* [Task material]:
┌──

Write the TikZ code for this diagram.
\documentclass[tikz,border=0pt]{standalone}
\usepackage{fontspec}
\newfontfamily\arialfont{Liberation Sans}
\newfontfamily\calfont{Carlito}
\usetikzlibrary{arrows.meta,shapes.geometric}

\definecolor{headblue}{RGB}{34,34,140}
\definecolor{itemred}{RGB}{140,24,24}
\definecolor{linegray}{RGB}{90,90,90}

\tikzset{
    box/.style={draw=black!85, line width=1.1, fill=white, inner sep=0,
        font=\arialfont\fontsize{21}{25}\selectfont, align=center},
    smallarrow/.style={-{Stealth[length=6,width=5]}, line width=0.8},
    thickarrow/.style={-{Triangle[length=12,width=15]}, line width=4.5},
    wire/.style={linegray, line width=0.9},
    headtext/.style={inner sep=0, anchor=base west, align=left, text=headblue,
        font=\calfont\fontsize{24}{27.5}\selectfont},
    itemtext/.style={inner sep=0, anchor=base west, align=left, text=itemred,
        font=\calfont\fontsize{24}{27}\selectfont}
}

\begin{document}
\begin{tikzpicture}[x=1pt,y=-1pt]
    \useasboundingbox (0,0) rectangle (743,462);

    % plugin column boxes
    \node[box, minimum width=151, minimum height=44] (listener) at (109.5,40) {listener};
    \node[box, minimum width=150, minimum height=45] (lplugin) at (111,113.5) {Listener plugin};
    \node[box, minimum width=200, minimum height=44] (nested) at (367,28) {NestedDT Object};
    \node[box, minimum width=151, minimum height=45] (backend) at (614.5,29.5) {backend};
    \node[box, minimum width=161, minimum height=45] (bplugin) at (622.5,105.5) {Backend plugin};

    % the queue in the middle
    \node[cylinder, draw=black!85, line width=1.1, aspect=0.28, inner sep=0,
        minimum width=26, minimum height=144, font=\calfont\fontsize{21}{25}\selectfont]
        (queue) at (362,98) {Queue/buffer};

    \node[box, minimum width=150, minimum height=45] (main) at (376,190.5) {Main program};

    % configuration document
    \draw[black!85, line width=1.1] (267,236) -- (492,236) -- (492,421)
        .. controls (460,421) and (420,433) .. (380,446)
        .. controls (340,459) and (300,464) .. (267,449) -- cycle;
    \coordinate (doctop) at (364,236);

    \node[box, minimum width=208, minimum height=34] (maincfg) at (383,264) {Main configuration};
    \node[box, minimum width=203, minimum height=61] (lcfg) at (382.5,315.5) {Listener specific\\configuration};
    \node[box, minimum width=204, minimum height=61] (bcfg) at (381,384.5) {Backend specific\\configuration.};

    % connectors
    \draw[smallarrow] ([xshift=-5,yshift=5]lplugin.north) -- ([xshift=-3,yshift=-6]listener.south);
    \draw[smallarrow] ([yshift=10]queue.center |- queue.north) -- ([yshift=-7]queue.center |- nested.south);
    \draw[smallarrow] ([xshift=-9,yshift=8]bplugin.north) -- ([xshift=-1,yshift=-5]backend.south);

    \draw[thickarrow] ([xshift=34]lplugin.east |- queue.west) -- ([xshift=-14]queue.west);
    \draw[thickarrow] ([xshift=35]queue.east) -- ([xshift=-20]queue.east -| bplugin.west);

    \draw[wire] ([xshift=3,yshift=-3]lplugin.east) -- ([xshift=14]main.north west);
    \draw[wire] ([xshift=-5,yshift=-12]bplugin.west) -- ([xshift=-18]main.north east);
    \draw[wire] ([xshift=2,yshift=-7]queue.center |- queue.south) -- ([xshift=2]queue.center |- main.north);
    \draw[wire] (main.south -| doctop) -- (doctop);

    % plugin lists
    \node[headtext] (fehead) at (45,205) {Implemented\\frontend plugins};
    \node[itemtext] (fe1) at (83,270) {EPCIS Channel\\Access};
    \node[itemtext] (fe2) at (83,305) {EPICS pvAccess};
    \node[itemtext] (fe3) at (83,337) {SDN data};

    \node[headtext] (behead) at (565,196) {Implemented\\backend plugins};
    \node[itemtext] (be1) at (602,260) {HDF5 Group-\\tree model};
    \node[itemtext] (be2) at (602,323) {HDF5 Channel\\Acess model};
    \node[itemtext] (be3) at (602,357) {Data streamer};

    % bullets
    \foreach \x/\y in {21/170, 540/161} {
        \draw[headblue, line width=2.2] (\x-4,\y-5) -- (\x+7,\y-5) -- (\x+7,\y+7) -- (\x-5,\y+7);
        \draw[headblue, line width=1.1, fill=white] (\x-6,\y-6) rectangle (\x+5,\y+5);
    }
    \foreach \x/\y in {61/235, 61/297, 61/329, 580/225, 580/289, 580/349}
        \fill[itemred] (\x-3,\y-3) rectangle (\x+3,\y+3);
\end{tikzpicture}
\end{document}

└──
┌──

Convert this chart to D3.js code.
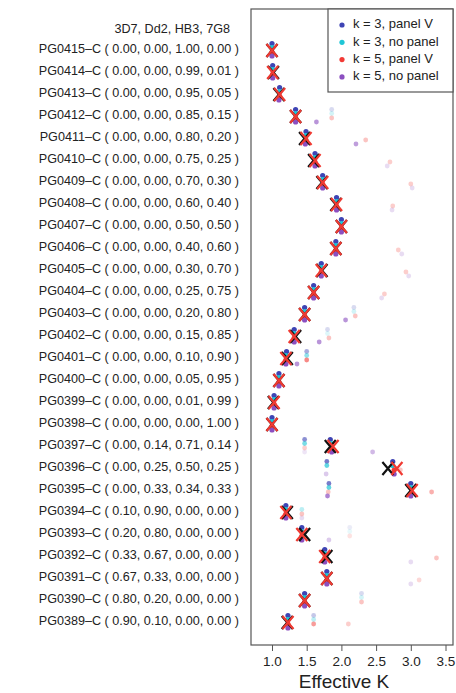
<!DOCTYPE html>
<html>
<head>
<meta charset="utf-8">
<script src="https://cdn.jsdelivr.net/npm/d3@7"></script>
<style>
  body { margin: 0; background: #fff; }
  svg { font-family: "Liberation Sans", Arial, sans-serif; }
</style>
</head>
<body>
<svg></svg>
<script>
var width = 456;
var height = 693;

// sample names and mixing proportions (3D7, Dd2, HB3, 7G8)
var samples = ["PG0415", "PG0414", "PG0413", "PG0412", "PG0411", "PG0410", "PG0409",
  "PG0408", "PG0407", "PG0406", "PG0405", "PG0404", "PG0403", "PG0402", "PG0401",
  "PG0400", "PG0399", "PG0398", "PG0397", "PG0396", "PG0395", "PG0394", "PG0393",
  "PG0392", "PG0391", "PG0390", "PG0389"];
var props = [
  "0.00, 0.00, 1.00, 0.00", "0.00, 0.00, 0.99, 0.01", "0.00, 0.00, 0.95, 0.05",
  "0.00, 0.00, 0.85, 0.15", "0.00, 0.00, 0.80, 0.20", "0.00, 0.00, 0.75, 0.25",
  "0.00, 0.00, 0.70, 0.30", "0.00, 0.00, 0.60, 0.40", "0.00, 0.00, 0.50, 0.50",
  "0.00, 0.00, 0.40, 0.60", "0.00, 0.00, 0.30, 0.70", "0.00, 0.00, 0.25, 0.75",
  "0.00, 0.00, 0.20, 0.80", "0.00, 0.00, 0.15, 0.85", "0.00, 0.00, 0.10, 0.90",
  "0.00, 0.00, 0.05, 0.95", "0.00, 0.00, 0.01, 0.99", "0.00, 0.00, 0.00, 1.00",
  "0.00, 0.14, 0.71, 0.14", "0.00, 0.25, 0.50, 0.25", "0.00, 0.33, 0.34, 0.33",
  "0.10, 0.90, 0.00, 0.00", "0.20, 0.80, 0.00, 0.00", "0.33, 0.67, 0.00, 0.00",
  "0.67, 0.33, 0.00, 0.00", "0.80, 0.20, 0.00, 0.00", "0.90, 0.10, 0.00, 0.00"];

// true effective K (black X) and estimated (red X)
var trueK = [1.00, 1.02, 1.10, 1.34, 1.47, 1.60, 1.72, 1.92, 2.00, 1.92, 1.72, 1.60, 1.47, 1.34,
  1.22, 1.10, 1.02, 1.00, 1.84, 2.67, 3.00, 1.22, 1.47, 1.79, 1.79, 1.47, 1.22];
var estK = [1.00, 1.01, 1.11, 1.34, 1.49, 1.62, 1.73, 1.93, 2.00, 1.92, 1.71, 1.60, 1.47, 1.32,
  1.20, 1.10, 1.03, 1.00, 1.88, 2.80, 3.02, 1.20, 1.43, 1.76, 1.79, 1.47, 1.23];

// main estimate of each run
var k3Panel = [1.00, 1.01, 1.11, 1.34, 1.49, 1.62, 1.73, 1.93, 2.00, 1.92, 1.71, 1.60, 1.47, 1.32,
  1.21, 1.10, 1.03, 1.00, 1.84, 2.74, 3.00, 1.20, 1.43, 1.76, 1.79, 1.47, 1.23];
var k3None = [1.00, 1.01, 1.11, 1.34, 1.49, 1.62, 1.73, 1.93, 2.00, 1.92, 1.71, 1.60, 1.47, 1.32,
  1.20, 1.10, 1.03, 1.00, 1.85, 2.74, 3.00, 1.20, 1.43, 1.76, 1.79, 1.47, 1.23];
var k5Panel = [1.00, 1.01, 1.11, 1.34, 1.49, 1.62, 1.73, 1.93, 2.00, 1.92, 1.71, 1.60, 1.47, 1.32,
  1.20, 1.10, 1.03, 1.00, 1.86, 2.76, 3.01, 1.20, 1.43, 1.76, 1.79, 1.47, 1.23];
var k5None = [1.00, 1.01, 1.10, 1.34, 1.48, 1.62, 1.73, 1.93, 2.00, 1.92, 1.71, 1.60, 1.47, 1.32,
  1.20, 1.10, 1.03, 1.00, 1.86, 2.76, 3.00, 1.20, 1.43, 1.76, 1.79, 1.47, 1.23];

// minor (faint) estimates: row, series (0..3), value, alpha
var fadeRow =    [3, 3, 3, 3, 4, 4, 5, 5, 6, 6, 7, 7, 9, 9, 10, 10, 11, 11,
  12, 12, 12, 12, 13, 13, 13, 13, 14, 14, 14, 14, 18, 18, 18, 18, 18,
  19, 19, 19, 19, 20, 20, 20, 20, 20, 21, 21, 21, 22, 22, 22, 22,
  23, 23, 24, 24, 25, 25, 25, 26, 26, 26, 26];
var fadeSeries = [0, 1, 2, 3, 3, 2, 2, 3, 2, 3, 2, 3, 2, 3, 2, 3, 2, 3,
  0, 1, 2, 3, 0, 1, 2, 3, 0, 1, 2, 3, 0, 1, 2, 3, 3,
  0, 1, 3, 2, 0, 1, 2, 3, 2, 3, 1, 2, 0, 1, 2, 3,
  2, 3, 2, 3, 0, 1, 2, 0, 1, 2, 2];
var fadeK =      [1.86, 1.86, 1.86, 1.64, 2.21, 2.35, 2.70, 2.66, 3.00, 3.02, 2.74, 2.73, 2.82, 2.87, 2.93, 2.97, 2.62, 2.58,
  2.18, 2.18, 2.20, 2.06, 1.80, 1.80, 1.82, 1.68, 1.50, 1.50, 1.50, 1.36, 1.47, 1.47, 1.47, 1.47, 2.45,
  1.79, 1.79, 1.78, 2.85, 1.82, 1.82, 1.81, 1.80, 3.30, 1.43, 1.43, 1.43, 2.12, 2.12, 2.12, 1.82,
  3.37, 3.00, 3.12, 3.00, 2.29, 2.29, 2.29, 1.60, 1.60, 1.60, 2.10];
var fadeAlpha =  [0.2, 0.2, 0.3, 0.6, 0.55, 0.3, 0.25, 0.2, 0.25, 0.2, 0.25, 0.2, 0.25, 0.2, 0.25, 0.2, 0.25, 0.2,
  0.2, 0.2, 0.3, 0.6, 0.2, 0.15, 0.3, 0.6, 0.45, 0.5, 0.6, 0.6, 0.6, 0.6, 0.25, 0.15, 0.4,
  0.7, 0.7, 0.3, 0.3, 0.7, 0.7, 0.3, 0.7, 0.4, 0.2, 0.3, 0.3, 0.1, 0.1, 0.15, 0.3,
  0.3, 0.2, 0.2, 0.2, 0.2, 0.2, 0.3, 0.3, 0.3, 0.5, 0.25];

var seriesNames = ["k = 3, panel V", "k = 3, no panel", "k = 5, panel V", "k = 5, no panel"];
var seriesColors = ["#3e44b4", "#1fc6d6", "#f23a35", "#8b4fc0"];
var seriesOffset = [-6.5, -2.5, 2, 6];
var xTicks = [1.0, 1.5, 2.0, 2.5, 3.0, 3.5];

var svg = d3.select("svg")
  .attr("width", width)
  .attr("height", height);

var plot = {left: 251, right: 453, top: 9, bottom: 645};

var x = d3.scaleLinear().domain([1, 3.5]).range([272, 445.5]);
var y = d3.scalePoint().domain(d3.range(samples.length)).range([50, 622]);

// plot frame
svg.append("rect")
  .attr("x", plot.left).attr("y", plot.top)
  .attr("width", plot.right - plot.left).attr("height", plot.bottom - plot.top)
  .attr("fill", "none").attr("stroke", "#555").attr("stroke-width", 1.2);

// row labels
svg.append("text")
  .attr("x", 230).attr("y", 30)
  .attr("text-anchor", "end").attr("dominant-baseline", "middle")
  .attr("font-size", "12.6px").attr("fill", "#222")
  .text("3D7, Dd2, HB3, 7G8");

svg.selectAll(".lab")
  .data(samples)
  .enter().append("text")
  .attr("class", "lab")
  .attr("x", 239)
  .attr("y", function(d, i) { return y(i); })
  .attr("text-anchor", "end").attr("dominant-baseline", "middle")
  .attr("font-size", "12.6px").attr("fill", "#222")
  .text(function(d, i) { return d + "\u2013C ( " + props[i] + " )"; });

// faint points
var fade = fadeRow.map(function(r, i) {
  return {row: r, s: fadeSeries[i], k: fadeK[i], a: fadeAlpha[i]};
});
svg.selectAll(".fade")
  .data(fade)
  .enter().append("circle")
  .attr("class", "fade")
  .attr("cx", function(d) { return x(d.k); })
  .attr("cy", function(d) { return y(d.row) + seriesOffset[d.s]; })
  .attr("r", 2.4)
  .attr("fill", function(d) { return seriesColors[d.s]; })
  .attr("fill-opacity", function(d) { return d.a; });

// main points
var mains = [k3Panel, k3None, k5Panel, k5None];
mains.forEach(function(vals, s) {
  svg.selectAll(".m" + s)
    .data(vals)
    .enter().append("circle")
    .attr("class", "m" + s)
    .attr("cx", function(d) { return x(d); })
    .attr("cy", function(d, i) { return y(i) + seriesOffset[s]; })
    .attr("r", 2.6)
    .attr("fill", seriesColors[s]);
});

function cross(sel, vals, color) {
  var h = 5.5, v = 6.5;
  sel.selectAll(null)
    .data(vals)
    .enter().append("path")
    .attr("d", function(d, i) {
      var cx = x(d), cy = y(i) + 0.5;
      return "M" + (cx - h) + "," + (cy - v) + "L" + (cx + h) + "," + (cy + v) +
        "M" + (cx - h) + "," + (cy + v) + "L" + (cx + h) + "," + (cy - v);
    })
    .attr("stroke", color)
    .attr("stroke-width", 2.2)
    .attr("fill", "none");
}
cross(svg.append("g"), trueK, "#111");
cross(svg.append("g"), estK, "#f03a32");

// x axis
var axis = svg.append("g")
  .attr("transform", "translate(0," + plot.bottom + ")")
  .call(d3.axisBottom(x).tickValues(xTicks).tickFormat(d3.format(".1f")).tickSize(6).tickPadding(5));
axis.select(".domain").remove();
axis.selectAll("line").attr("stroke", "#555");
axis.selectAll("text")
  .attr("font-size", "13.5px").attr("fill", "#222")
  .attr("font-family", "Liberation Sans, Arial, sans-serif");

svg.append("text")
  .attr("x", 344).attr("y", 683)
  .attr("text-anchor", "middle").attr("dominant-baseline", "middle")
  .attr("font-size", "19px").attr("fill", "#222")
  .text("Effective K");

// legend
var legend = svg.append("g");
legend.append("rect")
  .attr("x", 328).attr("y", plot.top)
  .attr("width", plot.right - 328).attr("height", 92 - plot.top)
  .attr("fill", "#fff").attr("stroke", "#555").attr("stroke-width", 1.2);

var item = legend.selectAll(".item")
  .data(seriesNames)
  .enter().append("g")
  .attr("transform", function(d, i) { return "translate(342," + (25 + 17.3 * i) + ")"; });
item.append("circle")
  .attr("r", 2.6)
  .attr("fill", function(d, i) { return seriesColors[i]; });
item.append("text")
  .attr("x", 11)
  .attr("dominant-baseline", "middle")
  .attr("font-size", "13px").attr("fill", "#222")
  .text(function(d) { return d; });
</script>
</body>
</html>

└──
┌──

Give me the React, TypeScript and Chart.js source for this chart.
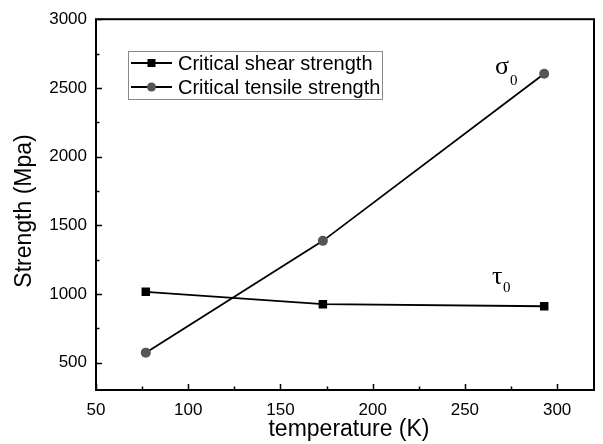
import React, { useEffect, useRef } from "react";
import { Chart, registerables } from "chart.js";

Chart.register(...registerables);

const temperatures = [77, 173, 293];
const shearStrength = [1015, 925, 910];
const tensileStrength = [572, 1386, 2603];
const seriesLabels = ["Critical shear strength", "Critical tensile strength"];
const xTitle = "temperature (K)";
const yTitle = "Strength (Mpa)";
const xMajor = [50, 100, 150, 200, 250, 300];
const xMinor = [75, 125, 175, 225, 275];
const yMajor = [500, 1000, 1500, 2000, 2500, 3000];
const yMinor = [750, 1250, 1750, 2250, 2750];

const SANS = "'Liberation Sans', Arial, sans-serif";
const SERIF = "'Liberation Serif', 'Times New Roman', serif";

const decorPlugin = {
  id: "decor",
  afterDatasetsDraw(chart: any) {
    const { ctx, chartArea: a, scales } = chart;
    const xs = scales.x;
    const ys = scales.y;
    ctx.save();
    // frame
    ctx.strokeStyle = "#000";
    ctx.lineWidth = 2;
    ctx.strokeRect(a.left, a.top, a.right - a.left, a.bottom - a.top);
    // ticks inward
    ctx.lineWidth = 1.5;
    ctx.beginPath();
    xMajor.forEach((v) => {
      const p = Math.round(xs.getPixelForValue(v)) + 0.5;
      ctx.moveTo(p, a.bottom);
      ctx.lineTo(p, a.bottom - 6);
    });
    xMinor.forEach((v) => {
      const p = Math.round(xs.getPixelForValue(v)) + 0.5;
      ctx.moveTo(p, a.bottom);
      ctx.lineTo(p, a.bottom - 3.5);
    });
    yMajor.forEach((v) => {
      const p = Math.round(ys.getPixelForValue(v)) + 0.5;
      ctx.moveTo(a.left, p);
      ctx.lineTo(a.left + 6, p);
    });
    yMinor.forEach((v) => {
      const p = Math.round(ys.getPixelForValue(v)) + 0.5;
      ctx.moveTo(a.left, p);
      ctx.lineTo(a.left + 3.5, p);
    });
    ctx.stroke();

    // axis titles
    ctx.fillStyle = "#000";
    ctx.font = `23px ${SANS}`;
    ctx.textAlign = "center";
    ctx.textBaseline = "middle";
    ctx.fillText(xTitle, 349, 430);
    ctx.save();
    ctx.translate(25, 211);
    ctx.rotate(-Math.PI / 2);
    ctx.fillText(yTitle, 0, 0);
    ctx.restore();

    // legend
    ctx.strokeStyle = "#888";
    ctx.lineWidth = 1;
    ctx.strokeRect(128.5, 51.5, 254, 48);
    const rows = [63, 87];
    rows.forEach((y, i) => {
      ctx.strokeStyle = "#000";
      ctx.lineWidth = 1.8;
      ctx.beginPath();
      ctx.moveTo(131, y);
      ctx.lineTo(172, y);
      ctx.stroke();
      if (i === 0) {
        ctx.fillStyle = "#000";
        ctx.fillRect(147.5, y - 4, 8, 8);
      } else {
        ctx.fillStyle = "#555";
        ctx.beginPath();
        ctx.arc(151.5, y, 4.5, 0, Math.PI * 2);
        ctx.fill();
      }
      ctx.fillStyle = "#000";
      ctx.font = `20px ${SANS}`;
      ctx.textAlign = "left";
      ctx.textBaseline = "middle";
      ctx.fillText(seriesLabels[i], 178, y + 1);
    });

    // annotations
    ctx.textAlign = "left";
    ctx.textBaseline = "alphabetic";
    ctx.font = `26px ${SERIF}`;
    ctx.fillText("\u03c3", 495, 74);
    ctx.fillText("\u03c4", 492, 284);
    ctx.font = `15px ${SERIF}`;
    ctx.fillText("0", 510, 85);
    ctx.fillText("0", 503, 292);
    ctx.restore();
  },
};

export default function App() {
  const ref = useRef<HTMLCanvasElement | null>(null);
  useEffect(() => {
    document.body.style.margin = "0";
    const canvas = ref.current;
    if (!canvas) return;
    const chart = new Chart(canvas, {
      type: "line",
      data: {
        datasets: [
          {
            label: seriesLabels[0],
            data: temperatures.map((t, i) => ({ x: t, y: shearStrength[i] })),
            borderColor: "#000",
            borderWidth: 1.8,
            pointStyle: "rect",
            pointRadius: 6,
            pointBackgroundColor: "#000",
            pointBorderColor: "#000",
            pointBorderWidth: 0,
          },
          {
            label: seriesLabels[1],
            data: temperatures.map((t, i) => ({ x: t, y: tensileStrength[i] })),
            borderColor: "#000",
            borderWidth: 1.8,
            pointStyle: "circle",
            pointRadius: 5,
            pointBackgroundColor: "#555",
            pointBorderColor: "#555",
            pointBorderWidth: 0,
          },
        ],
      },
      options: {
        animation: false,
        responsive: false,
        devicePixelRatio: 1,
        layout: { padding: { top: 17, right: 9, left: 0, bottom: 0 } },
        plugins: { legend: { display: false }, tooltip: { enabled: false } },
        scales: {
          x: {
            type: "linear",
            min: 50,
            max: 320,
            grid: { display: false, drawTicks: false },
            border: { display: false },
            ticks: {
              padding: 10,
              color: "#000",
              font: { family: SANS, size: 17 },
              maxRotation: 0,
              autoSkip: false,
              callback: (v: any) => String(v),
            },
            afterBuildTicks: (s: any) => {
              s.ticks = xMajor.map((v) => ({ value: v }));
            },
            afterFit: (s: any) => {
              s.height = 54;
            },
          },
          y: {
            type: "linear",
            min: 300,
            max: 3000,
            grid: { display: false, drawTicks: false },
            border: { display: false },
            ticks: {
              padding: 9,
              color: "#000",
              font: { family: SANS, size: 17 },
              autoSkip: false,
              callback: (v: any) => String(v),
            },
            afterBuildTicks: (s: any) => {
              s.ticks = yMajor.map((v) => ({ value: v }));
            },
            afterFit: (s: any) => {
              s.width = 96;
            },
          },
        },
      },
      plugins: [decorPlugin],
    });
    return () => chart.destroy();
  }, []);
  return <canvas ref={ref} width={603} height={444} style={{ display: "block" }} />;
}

└──

* [Instructions to follow]:
Omit all pictures, then copy the lines between the ones holding "Give me the" and "Chart.register(...registerables);", inclusive.

* [Solution to this exercise]:
Give me the React, TypeScript and Chart.js source for this chart.
import React, { useEffect, useRef } from "react";
import { Chart, registerables } from "chart.js";

Chart.register(...registerables);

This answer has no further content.